En Haute-Savoie, en 1972, la ferme des Bertrand, exploitation laitière d’une centaine de bêtes, est tenue par trois frères, célibataires. Gilles Perret leur consacre en 1997 son premier film, alors qu’ils sont en train de transmettre la ferme à leur neveu Patrick et sa femme Hélène. Vingt-cinq ans plus tard, le réalisateur (et voisin) reprend la caméra pour accompagner Hélène qui, à son tour, va passer la main.


 

À travers la parole et les gestes des personnes qui se sont succédé, le film dévoile des parcours de vie bouleversants où travail et transmission occupent une place centrale : une histoire à la fois intime, sociale et économique de notre monde paysan.


 

Il utilise les images de 1997 et celles d’aujourd’hui, mais aussi des archives. "Je savais que Marcel Trillat avait filmé les Bertrand pour un de ses films, destiné à la télévision, déclare Gilles Perret. Celui-ci date de 1972. Je suis né en 1968, j’avais donc 4 ans. Mais j’en avais encore le souvenir, parce que la télé qui débarquait dans notre hameau complètement perdu, ça avait été un sacré événement !".


 

Entre Genève et Chamonix, le paysage est digne des cartes postales.
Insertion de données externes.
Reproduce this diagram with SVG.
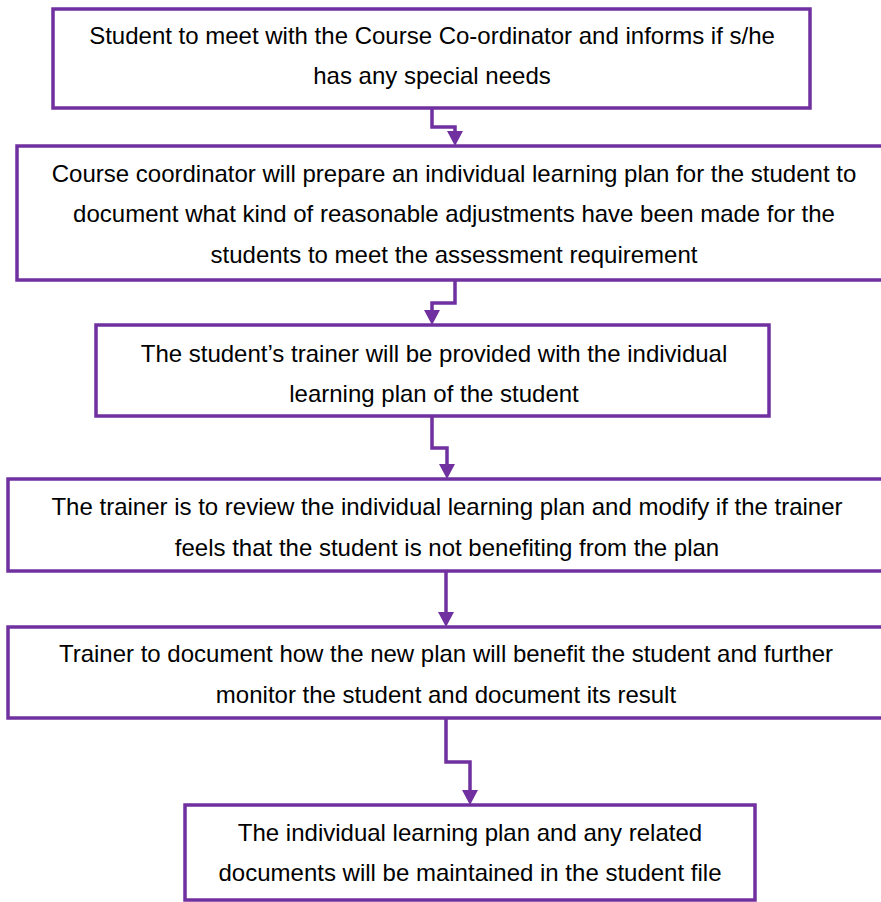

Malheureusement, la réalité n’est pas aussi idyllique. Gilles Perret filme ici un monde en train de mourir, ou de se dissoudre dans une prétendue modernité qui aura la peau du monde paysan, et pas seulement. Qui mieux que lui, qui connaît les Bertrand depuis sa naissance, aurait pu filmer ainsi cet univers d’aussi près et avec une telle empathie. En cinquante ans, la vie à la campagne a bien changé. On aurait pu croire à un moment donné que la vie y serait moins rude, mais le travail y est toujours aussi pénible et ingrat.


 

La montagne, tout comme la campagne, n’est pas le paradis jadis chanté par Jean Ferrat. La ferme des Bertrand en est le témoin et ce film est d’une très grande tristesse. Certes, des membres de la famille ont disparu, certes, ceux qui restent sont toujours à la tâche et montrent des visages pourtant souriants. Mais on sent que la marche forcée vers le progrès, notamment l’achat de robots, va tuer ce monde en symbiose avec la nature et cette centaine de vaches dont ils connaissent chaque nom.


 

On sent une grande mélancolie dans ce beau documentaire, dans les yeux des personnes filmées, et dans le sentiment qui se dégage, notamment à la question de savoir si les enfants accepteront de prendre la relève et de se tuer à la tâche pour ce noble métier.


 

Au regard de l’un d’eux, on est presque sûr de la réponse, comme si le monde nouveau avait déjà tout détruit ou quasiment. Sans doute parce qu’il n’y a plus d’échange de paroles ici comme ailleurs. "Ce qu’ils ont accompli et ce qu’ils sont parvenus à transmettre, les trois frères le doivent aussi à ces heures de discussion consacrées à parler de sujets essentiels : la vie, le sens du travail... Ils ont réussi par la réflexion, la parole, l’explication et par le fait de se documenter. Les trois frères ne sortaient pas de leur ferme. En revanche, ils lisaient, s’intéressaient aux gens, étaient avides de rencontres et d’échanges".
En est-il encore ainsi ?

Jean-Max Méjean
Jeune Cinéma en ligne directe


La Ferme des Bertrand. Réal, ph : Gilles Perret ; sc : G.P. & Marion Richoux ; mont : G.P. & Stéphane Perriot ; mu : Vincent Boniface (France, 2023, 89 mn). Documentaire.